GIVEN TASK: Leaving out every picture, copy the lines of the data exactly, from the first through the line containing "plt.rcParams['axes.linewidth'] = 1.0".

DATA SECTION:

════

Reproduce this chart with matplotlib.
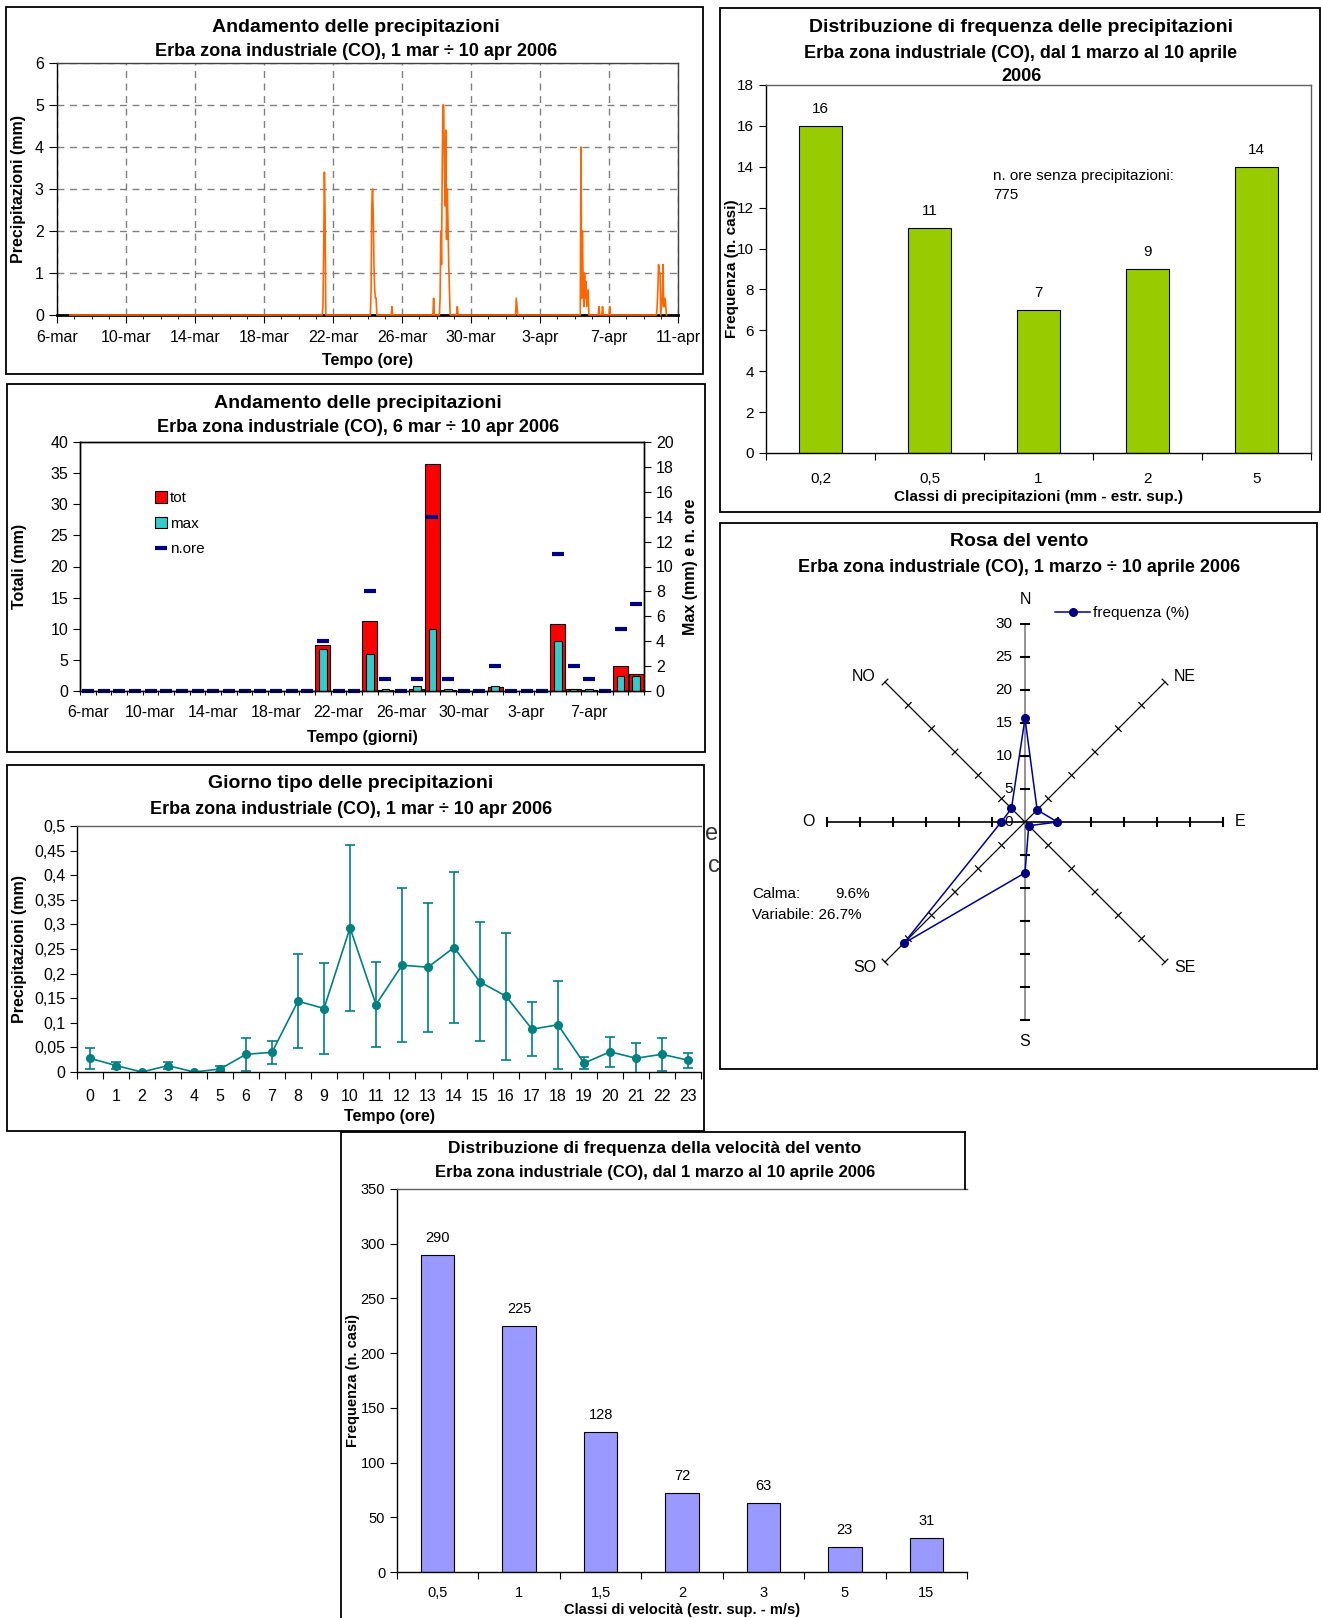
import matplotlib
matplotlib.use('Agg')
import matplotlib.pyplot as plt
from matplotlib.lines import Line2D
from matplotlib.patches import Patch, Rectangle
from matplotlib.ticker import FuncFormatter
import numpy as np
import pandas as pd

plt.rcParams['font.family'] = ['Liberation Sans', 'DejaVu Sans']
plt.rcParams['axes.linewidth'] = 1.0

# hourly rain, Erba zona industriale: everything outside the events is 0 mm
SERIES_START = '2006-03-06 18:00'
SERIES_END = '2006-04-10 08:00'
RAIN_EVENTS = [
    ('2006-03-21 10:00', [0.2, 1.4, 3.4, 2.4]),
    ('2006-03-24 05:00', [0.6, 2.6, 3.0, 2.4, 1.2, 0.6, 0.4, 0.4]),
    ('2006-03-25 10:00', [0.2]),
    ('2006-03-27 20:00', [0.4]),
    ('2006-03-28 05:00', [0.4, 2.0, 1.2, 3.6, 5.0, 5.0, 3.4, 2.6, 4.4, 1.8, 3.0, 2.2, 1.2, 0.6]),
    ('2006-03-29 05:00', [0.2]),
    ('2006-04-01 15:00', [0.4, 0.2]),
    ('2006-04-05 09:00', [4.0, 0.4, 2.0, 0.8, 0.2, 1.0, 0.4, 0.8, 0.2, 0.4, 0.6]),
    ('2006-04-06 10:00', [0.2]),
    ('2006-04-06 15:00', [0.2]),
    ('2006-04-07 01:00', [0.2]),
    ('2006-04-09 19:00', [0.2, 0.6, 1.2, 1.0, 1.0]),
    ('2006-04-10 01:00', [0.2, 0.4, 1.2, 0.2, 0.2, 0.4, 0.2]),
]
MESI = ['gen', 'feb', 'mar', 'apr', 'mag', 'giu', 'lug', 'ago', 'set', 'ott', 'nov', 'dic']

# typical day: hourly mean and error
ore = list(range(24))
prec_media = [0.028, 0.013, 0.0, 0.013, 0.0, 0.006, 0.036, 0.040, 0.144, 0.129, 0.293, 0.137,
              0.217, 0.213, 0.253, 0.183, 0.154, 0.087, 0.096, 0.018, 0.041, 0.028, 0.036, 0.024]
prec_err = [0.021, 0.007, 0.0, 0.007, 0.0, 0.007, 0.034, 0.023, 0.096, 0.093, 0.169, 0.086,
            0.157, 0.131, 0.153, 0.121, 0.129, 0.055, 0.089, 0.012, 0.030, 0.031, 0.034, 0.015]

# rain class frequencies
classi_prec = ['0,2', '0,5', '1', '2', '5']
freq_prec = [16, 11, 7, 9, 14]
ore_secche = 775

# wind rose (%)
direzioni = ['N', 'NE', 'E', 'SE', 'S', 'SO', 'O', 'NO']
freq_dir = [15.7, 2.6, 4.9, 0.8, 7.7, 26.0, 3.6, 2.9]
calma = 9.6
variabile = 26.7

# wind speed classes
classi_vel = ['0,5', '1', '1,5', '2', '3', '5', '15']
freq_vel = [290, 225, 128, 72, 63, 23, 31]

W, H = 1321, 1618
fig = plt.figure(figsize=(W / 100, H / 100), dpi=100)


def box(r):
    l, t, rr, b = r
    return [l / W, 1 - b / H, (rr - l) / W, (b - t) / H]


def frame(l, t, r, b):
    fig.patches.append(Rectangle((l / W, 1 - b / H), (r - l) / W, (b - t) / H,
                                 transform=fig.transFigure, fill=False, ec='black', lw=1.3))


def ftext(x, y, s, **kw):
    kw.setdefault('ha', 'center')
    kw.setdefault('va', 'center')
    return fig.text(x / W, 1 - y / H, s, **kw)


def labels(ax, r, xlab, ylab, xlab_y, ylab_x, size=11.5):
    l, t, rr, b = r
    ax.set_xlabel(xlab, fontsize=size, fontweight='bold')
    ax.set_ylabel(ylab, fontsize=size, fontweight='bold')
    ax.xaxis.set_label_coords(0.5, (b - xlab_y) / (b - t))
    ax.yaxis.set_label_coords((ylab_x - l) / (rr - l), 0.5)
    ax.xaxis.label.set_va('center')
    ax.yaxis.label.set_va('center')


def comma(v, pos=None):
    return f'{v:g}'.replace('.', ',')


def day_label(d):
    return f'{d.day}-{MESI[d.month - 1]}'


# build the hourly series and daily summaries
hourly = pd.Series(0.0, index=pd.date_range(SERIES_START, SERIES_END, freq='h'))
for start, vals in RAIN_EVENTS:
    hourly.loc[pd.date_range(start, periods=len(vals), freq='h')] = vals
day_tot = hourly.resample('D').sum()
day_max = hourly.resample('D').max()
day_ore = (hourly > 0).resample('D').sum()

TITLE, SUB, TICK = 14, 13, 11.5

# ---- hourly precipitation ----
r1 = (57, 63, 678, 315)
frame(6, 7, 703, 374)
ftext(356, 27, 'Andamento delle precipitazioni', fontsize=TITLE, fontweight='bold')
ftext(356, 52, 'Erba zona industriale (CO), 1 mar \u00f7 10 apr 2006', fontsize=SUB, fontweight='bold')
ax1 = fig.add_axes(box(r1))
ax1.plot(hourly.index, hourly.values, color='#FF6600', lw=1.2, zorder=4, clip_on=False)
major = pd.date_range('2006-03-06', '2006-04-11', freq='4D')
ax1.set_xlim(major[0], major[-1])
ax1.set_ylim(0, 6)
ax1.set_xticks(major, [day_label(d) for d in major])
ax1.set_xticks(pd.date_range('2006-03-06', '2006-04-11', freq='D'), minor=True)
ax1.set_yticks(range(7))
ax1.grid(True, which='major', ls=(0, (5, 4)), color='#808080', lw=1)
ax1.tick_params(which='major', direction='out', length=6, labelsize=TICK)
ax1.tick_params(which='major', axis='x', pad=5)
ax1.tick_params(which='minor', direction='out', length=3)
ax1.spines['bottom'].set_linewidth(2)
for s in ('top', 'right'):
    ax1.spines[s].set_color('#404040')
labels(ax1, r1, 'Tempo (ore)', 'Precipitazioni (mm)', 360, 18)

# ---- daily totals ----
r2 = (80, 442, 644, 691)
frame(7, 384, 705, 752)
ftext(358, 403, 'Andamento delle precipitazioni', fontsize=TITLE, fontweight='bold')
ftext(358, 428, 'Erba zona industriale (CO), 6 mar \u00f7 10 apr 2006', fontsize=SUB, fontweight='bold')
ax2 = fig.add_axes(box(r2))
xd = np.arange(len(day_tot))
ax2.bar(xd, day_tot.values, width=0.95, color='#FF0000', ec='black', lw=0.8)
ax2.set_xlim(-0.5, len(xd) - 0.5)
ax2.set_ylim(0, 40)
ax2.set_yticks(range(0, 41, 5))
ax2.set_xticks(np.arange(-0.5, len(xd)), [])
ax2.set_xticks(xd[::4], [day_label(d) for d in day_tot.index[::4]], minor=True)
ax2.tick_params(which='major', axis='x', length=3)
ax2.tick_params(which='minor', axis='x', length=0, labelsize=TICK, pad=10)
ax2.tick_params(axis='y', length=5, labelsize=TICK)
ax2b = ax2.twinx()
ax2b.bar(xd, day_max.values, width=0.47, color='#33CCCC', ec='black', lw=0.8)
ax2b.plot(xd, day_ore.values, ls='none', marker='_', ms=9, mew=3, color='#000080', clip_on=False)
ax2b.set_ylim(0, 20)
ax2b.set_yticks(range(0, 21, 2))
ax2b.tick_params(axis='y', length=5, labelsize=TICK)
labels(ax2, r2, 'Tempo (giorni)', 'Totali (mm)', 737, 20)
ax2b.set_ylabel('Max (mm) e n. ore', fontsize=11.5, fontweight='bold')
ax2b.yaxis.set_label_coords((691 - 80) / (644 - 80), 0.5)
ax2b.yaxis.label.set_va('center')
handles = [Patch(fc='#FF0000', ec='black', lw=0.8), Patch(fc='#33CCCC', ec='black', lw=0.8),
           Line2D([], [], ls='none', marker='_', ms=9, mew=3, color='#000080')]
fig.legend(handles, ['tot', 'max', 'n.ore'], loc='upper left', bbox_to_anchor=(155 / W, 1 - 491 / H),
           frameon=False, fontsize=11, handlelength=0.8, handleheight=0.8, handletextpad=0.2,
           labelspacing=0.75, borderpad=0, borderaxespad=0)

# ---- typical day ----
r3 = (77, 826, 701, 1072)
# letters of the page text peeking out behind the wind rose
ftext(712, 834, 'e', fontsize=17, color='#333333', zorder=0)
ftext(714, 866, 'c', fontsize=17, color='#333333', zorder=0)
frame(7, 765, 704, 1131)
ftext(351, 784, 'Giorno tipo delle precipitazioni', fontsize=TITLE, fontweight='bold')
ftext(351, 810, 'Erba zona industriale (CO), 1 mar \u00f7 10 apr 2006', fontsize=SUB, fontweight='bold')
ax3 = fig.add_axes(box(r3))
ax3.errorbar(ore, prec_media, yerr=prec_err, color='#008080', marker='o', ms=5.5, lw=1.2,
             elinewidth=1.2, capsize=3.4, capthick=1.2)
ax3.set_xlim(-0.5, 23.5)
ax3.set_ylim(0, 0.5)
ax3.set_yticks(np.arange(0, 0.51, 0.05))
ax3.yaxis.set_major_formatter(FuncFormatter(comma))
ax3.set_xticks(np.arange(-0.5, 24), [])
ax3.set_xticks(ore, [str(h) for h in ore], minor=True)
ax3.tick_params(which='major', axis='x', length=5)
ax3.tick_params(which='minor', axis='x', length=0, labelsize=TICK, pad=12)
ax3.tick_params(axis='y', length=5, labelsize=TICK)
ax3.spines['right'].set_visible(False)
ax3.spines['top'].set_color('#606060')
labels(ax3, r3, 'Tempo (ore)', 'Precipitazioni (mm)', 1116, 20)

# ---- rain class frequency ----
r4 = (766, 85, 1311, 453)
frame(720, 8, 1320, 512)
ftext(1021, 27, 'Distribuzione di frequenza delle precipitazioni', fontsize=TITLE, fontweight='bold')
ftext(1021, 65, 'Erba zona industriale (CO), dal 1 marzo al 10 aprile\n2006', fontsize=SUB,
      fontweight='bold', linespacing=1.45)
ax4 = fig.add_axes(box(r4))
xc = np.arange(len(classi_prec))
b4 = ax4.bar(xc, freq_prec, width=0.4, color='#99CC00', ec='black', lw=0.8)
ax4.bar_label(b4, labels=[str(v) for v in freq_prec], padding=7, fontsize=11)
ax4.set_xlim(-0.5, len(xc) - 0.5)
ax4.set_ylim(0, 18)
ax4.set_yticks(range(0, 19, 2))
ax4.set_xticks(np.arange(-0.5, len(xc)), [])
ax4.set_xticks(xc, classi_prec, minor=True)
ax4.tick_params(which='major', axis='x', length=5)
ax4.tick_params(which='minor', axis='x', length=0, labelsize=11, pad=14)
ax4.tick_params(axis='y', length=5, labelsize=11)
for s in ('top', 'right'):
    ax4.spines[s].set_color('#606060')
labels(ax4, r4, 'Classi di precipitazioni (mm - estr. sup.)', 'Frequenza (n. casi)', 497, 732, size=11)
ftext(993, 169, f'n. ore senza precipitazioni:\n{ore_secche}', fontsize=11, ha='left', va='top',
      linespacing=1.45)

# ---- wind rose ----
frame(720, 523, 1317, 1069)
ftext(1019, 541, 'Rosa del vento', fontsize=TITLE, fontweight='bold')
ftext(1019, 567, 'Erba zona industriale (CO), 1 marzo \u00f7 10 aprile 2006', fontsize=SUB, fontweight='bold')
R = 240 / 6.6
ax5 = fig.add_axes(box((785, 582, 1265, 1062)))
ax5.set_xlim(-R, R)
ax5.set_ylim(-R, R)
ax5.axis('off')
ang = np.deg2rad(np.arange(8) * 45)
rings = np.arange(5, 31, 5)
for i, a in enumerate(ang):
    ux, uy = np.sin(a), np.cos(a)
    col = '#808080' if i in (0, 4) else 'black'
    ax5.plot([0, 30 * ux], [0, 30 * uy], color=col, lw=1.2 if i % 2 == 0 else 0.9)
    tw = 1.5 if i % 2 == 0 else 0.9
    for rr in rings:
        cx, cy = rr * ux, rr * uy
        ax5.plot([cx - 0.6 * uy, cx + 0.6 * uy], [cy + 0.6 * ux, cy - 0.6 * ux], color='black', lw=tw)
for rr in np.arange(0, 31, 5):
    ax5.text(-1.9, rr, str(rr), ha='right', va='center', fontsize=11)
offsets = [(0, 24), (9, 5), (12, 0), (9, -5), (0, -22), (-9, -5), (-12, 0), (-9, 5)]
for a, name, (ox, oy) in zip(ang, direzioni, offsets):
    ha = 'center' if ox == 0 else ('left' if ox > 0 else 'right')
    ax5.annotate(name, (30 * np.sin(a), 30 * np.cos(a)), xytext=(ox * 0.72, oy * 0.72),
                 textcoords='offset points', ha=ha, va='center', fontsize=11.5)
fx = np.array(freq_dir) * np.sin(ang)
fy = np.array(freq_dir) * np.cos(ang)
ax5.plot(np.append(fx, fx[0]), np.append(fy, fy[0]), color='#0000A0', lw=1.1, zorder=5)
ax5.plot(fx, fy, ls='none', marker='o', ms=5.5, color='#000080', zorder=6)
fig.legend([Line2D([], [], color='#0000A0', lw=1.1, marker='o', ms=5.5, mfc='#000080', mec='#000080')],
           ['frequenza (%)'], loc='center left', bbox_to_anchor=(1055 / W, 1 - 613 / H), frameon=False,
           fontsize=11, handlelength=2.3, handletextpad=0.2, borderpad=0, borderaxespad=0)
ftext(752, 894, 'Calma:', fontsize=11, ha='left')
ftext(870, 894, f'{calma}%', fontsize=11, ha='right')
ftext(752, 915, f'Variabile: {variabile}%', fontsize=11, ha='left')

# ---- wind speed class frequency ----
r6 = (397, 1189, 967, 1572)
for xs, ys in (([341, 341], [1132, 1625]), ([341, 965], [1132, 1132]), ([965, 965], [1132, 1189])):
    fig.add_artist(Line2D([x / W for x in xs], [1 - y / H for y in ys], color='black', lw=1.3))
ftext(655, 1148, 'Distribuzione di frequenza della velocit\u00e0 del vento', fontsize=12.5, fontweight='bold')
ftext(655, 1172, 'Erba zona industriale (CO), dal 1 marzo al 10 aprile 2006', fontsize=12, fontweight='bold')
ax6 = fig.add_axes(box(r6))
xv = np.arange(len(classi_vel))
b6 = ax6.bar(xv, freq_vel, width=0.41, color='#9999FF', ec='black', lw=0.8)
ax6.bar_label(b6, labels=[str(v) for v in freq_vel], padding=7, fontsize=10.5)
ax6.set_xlim(-0.5, len(xv) - 0.5)
ax6.set_ylim(0, 350)
ax6.set_yticks(range(0, 351, 50))
ax6.set_xticks(np.arange(-0.5, len(xv)), [])
ax6.set_xticks(xv, classi_vel, minor=True)
ax6.tick_params(which='major', axis='x', length=5)
ax6.tick_params(which='minor', axis='x', length=0, labelsize=10.5, pad=10)
ax6.tick_params(axis='y', length=5, labelsize=10.5)
ax6.spines['right'].set_visible(False)
ax6.spines['top'].set_color('#606060')
labels(ax6, r6, 'Classi di velocit\u00e0 (estr. sup. - m/s)', 'Frequenza (n. casi)', 1610, 353, size=10.5)

fig.savefig('out.png', dpi=100)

════

FINAL RESULT:
Reproduce this chart with matplotlib.
import matplotlib
matplotlib.use('Agg')
import matplotlib.pyplot as plt
from matplotlib.lines import Line2D
from matplotlib.patches import Patch, Rectangle
from matplotlib.ticker import FuncFormatter
import numpy as np
import pandas as pd

plt.rcParams['font.family'] = ['Liberation Sans', 'DejaVu Sans']
plt.rcParams['axes.linewidth'] = 1.0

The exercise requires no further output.